New research suggests a graphene coating may help control the water evaporation process from various surfaces.

Analysts from two Beijing-based institutes teamed up to demonstrate how graphene suppresses the evaporation rate on hydrophilic surfaces and accelerates it on hydrophobic ones.

That’s great news for slowly vaporizing lakes and reservoirs.

“Water droplet evaporation is a ubiquitous and complicated phenomenon, and plays a pivotal role in nature and industry,” lead study author Yongfeng Huang, of the Chinese Academy of Sciences, said in a statement.

“Understanding its mechanism at the atomic scale, and controlling evaporation rate rationally is important for applications including heat transfer and body-temperature control,” he explained. “However, it remains a significant challenge.”
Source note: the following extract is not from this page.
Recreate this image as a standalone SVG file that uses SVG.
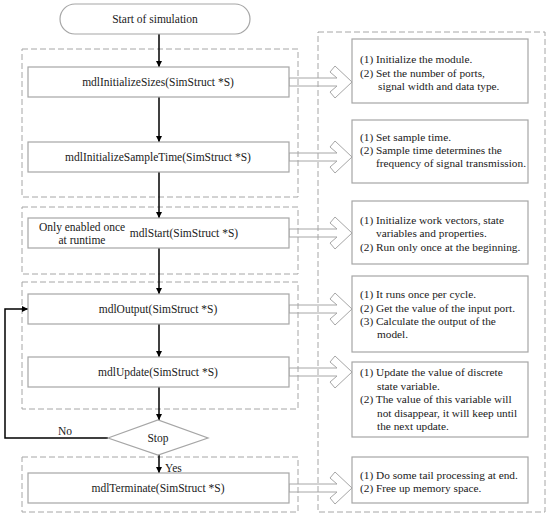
<svg xmlns="http://www.w3.org/2000/svg" width="550" height="517" viewBox="0 0 550 517">
<defs>
<marker id="ah" viewBox="0 0 10 10" refX="10" refY="5" markerWidth="6" markerHeight="6" markerUnits="userSpaceOnUse" orient="auto">
<path d="M0,0 L10,5 L0,10 Z" fill="#000"/>
</marker>
<style>
.grp{fill:none;stroke:#a6a6a6;stroke-width:1;stroke-dasharray:6,3}
.box{fill:#fff;stroke:#a6a6a6;stroke-width:1.2}
.t{font-family:"Liberation Serif","Times New Roman",serif;font-size:11.5px;fill:#1a1a1a}
.n{font-size:11.3px}
.c{text-anchor:middle}
.conn{fill:none;stroke:#000;stroke-width:1.5}
.ha{fill:none;stroke:#a6a6a6;stroke-width:1}
</style>
</defs>
<rect width="550" height="517" fill="#fff"/>
<g id="groups">
<rect class="grp" x="22" y="49" width="276" height="148"/>
<rect class="grp" x="22" y="207" width="276" height="67"/>
<rect class="grp" x="22" y="282" width="276" height="127"/>
<rect class="grp" x="22" y="457" width="276" height="55"/>
<rect class="grp" x="318" y="32" width="227" height="480"/>
</g>
<g id="connectors">
<line class="conn" x1="159" y1="34" x2="159" y2="67" marker-end="url(#ah)"/>
<line class="conn" x1="159" y1="97" x2="159" y2="142" marker-end="url(#ah)"/>
<line class="conn" x1="159" y1="172" x2="159" y2="218" marker-end="url(#ah)"/>
<line class="conn" x1="159" y1="248" x2="159" y2="294" marker-end="url(#ah)"/>
<line class="conn" x1="159" y1="324" x2="159" y2="357" marker-end="url(#ah)"/>
<line class="conn" x1="159" y1="387" x2="159" y2="420" marker-end="url(#ah)"/>
<line class="conn" x1="159" y1="454" x2="159" y2="473" marker-end="url(#ah)"/>
<polyline class="conn" points="108,438 5,438 5,309 28,309" marker-end="url(#ah)"/>
<text class="t" x="58" y="435">No</text>
<text class="t" x="165" y="472">Yes</text>
<g id="hollow-arrows">
<polygon class="ha" points="289,78 337,78 330,72 335,66 352,82 335,98 330,92 337,86 289,86"/>
<polygon class="ha" points="289,153 337,153 330,147 335,141 352,157 335,173 330,167 337,161 289,161"/>
<polygon class="ha" points="289,229 337,229 330,223 335,217 352,233 335,249 330,243 337,237 289,237"/>
<polygon class="ha" points="289,305 337,305 330,299 335,293 352,309 335,325 330,319 337,313 289,313"/>
<polygon class="ha" points="289,368 337,368 330,362 335,356 352,372 335,388 330,382 337,376 289,376"/>
<polygon class="ha" points="289,484 337,484 330,478 335,472 352,488 335,504 330,498 337,492 289,492"/>
</g>
</g>
<g id="start">
<rect class="box" x="60" y="4" width="190" height="30" rx="15"/>
<text class="t c" x="155" y="23">Start of simulation</text>
</g>
<g id="sizes">
<rect class="box" x="28" y="67" width="261" height="30"/>
<text class="t c" x="158" y="86">mdlInitializeSizes(SimStruct *S)</text>
</g>
<g id="sampletime">
<rect class="box" x="28" y="142" width="261" height="30"/>
<text class="t c" x="158" y="161">mdlInitializeSampleTime(SimStruct *S)</text>
</g>
<g id="start-fn">
<rect class="box" x="28" y="218" width="261" height="30"/>
<text class="t c" x="82" y="231">Only enabled once</text>
<text class="t c" x="82" y="244">at runtime</text>
<text class="t c" x="184" y="237">mdlStart(SimStruct *S)</text>
</g>
<g id="output">
<rect class="box" x="28" y="294" width="261" height="30"/>
<text class="t c" x="158" y="313">mdlOutput(SimStruct *S)</text>
</g>
<g id="update">
<rect class="box" x="28" y="357" width="261" height="30"/>
<text class="t c" x="158" y="376">mdlUpdate(SimStruct *S)</text>
</g>
<g id="stop">
<polygon class="box" points="108,438 158,420 208,438 158,455"/>
<text class="t c" x="158" y="442">Stop</text>
</g>
<g id="terminate">
<rect class="box" x="28" y="473" width="261" height="30"/>
<text class="t c" x="158" y="492">mdlTerminate(SimStruct *S)</text>
</g>
<g id="note1">
<rect class="box" x="352" y="39" width="176" height="64"/>
<text class="t n" x="360" y="63">(1) Initialize the module.</text>
<text class="t n" x="360" y="77">(2) Set the number of ports,</text>
<text class="t n" x="378" y="90">signal width and data type.</text>
</g>
<g id="note2">
<rect class="box" x="352" y="120" width="176" height="63"/>
<text class="t n" x="360" y="141">(1) Set sample time.</text>
<text class="t n" x="360" y="154">(2) Sample time determines the</text>
<text class="t n" x="376" y="167">frequency of signal transmission.</text>
</g>
<g id="note3">
<rect class="box" x="352" y="201" width="176" height="63"/>
<text class="t n" x="360" y="224">(1) Initialize work vectors, state</text>
<text class="t n" x="376" y="237">variables and properties.</text>
<text class="t n" x="360" y="251">(2) Run only once at the beginning.</text>
</g>
<g id="note4">
<rect class="box" x="352" y="276" width="176" height="76"/>
<text class="t n" x="360" y="298">(1) It runs once per cycle.</text>
<text class="t n" x="360" y="312">(2) Get the value of the input port.</text>
<text class="t n" x="360" y="325">(3) Calculate the output of the</text>
<text class="t n" x="377" y="338">model.</text>
</g>
<g id="note5">
<rect class="box" x="352" y="362" width="176" height="75"/>
<text class="t n" x="360" y="376">(1) Update the value of discrete</text>
<text class="t n" x="377" y="390">state variable.</text>
<text class="t n" x="360" y="403">(2) The value of this variable will</text>
<text class="t n" x="377" y="417">not disappear, it will keep until</text>
<text class="t n" x="377" y="430">the next update.</text>
</g>
<g id="note6">
<rect class="box" x="352" y="457" width="176" height="46"/>
<text class="t n" x="360" y="479">(1) Do some tail processing at end.</text>
<text class="t n" x="360" y="492">(2) Free up memory space.</text>
</g>
</svg>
In a paper published this week by the journal 2D Materials, the group details interactions of water molecules with various graphene-covered surfaces.

“We found graphene is ‘transparent’ for evaporation,” Huang said. “When a hydrophilic surface [attracted to water] is coated with graphene, the contact line of the water droplet is dramatically shortened or elongated, because of adjustment in wetting angles. This leads to changes in the evaporation rate.”

A sheet of carbon atoms arranged in a hexagonal lattice, graphene is the basic structural element of other forms of carbon, including graphite and charcoal.

The much-talked-about allotrope has gained attention among battery manufacturers, excited about its top-notch physical and chemical stability. It’s also caught the eye of British sportswear brand inov-8, which partnered with the University of Manchester to incorporate graphene into running and fitness shoes.

Famed for its toughness and conductivity, the basic structural element has been touted as a “miracle material,” ideal for use in edible electronics. Scientists at Rice University are testing new ways to embed graphene patterns onto food, fabric, wood, and other objects.

This latest research, as described by University of Warwick professor James Sprittles, opens the door to “several interesting topics for future research,” including how molecular effects can be incorporated into macroscopic modeling… whatever that means.

“Our results are an important discovery on graphene-mediated evaporation,” Huang boasted, “and also point to new ways to rationally control evaporation process, for realistic applications in heat transfer, printing, and related areas.”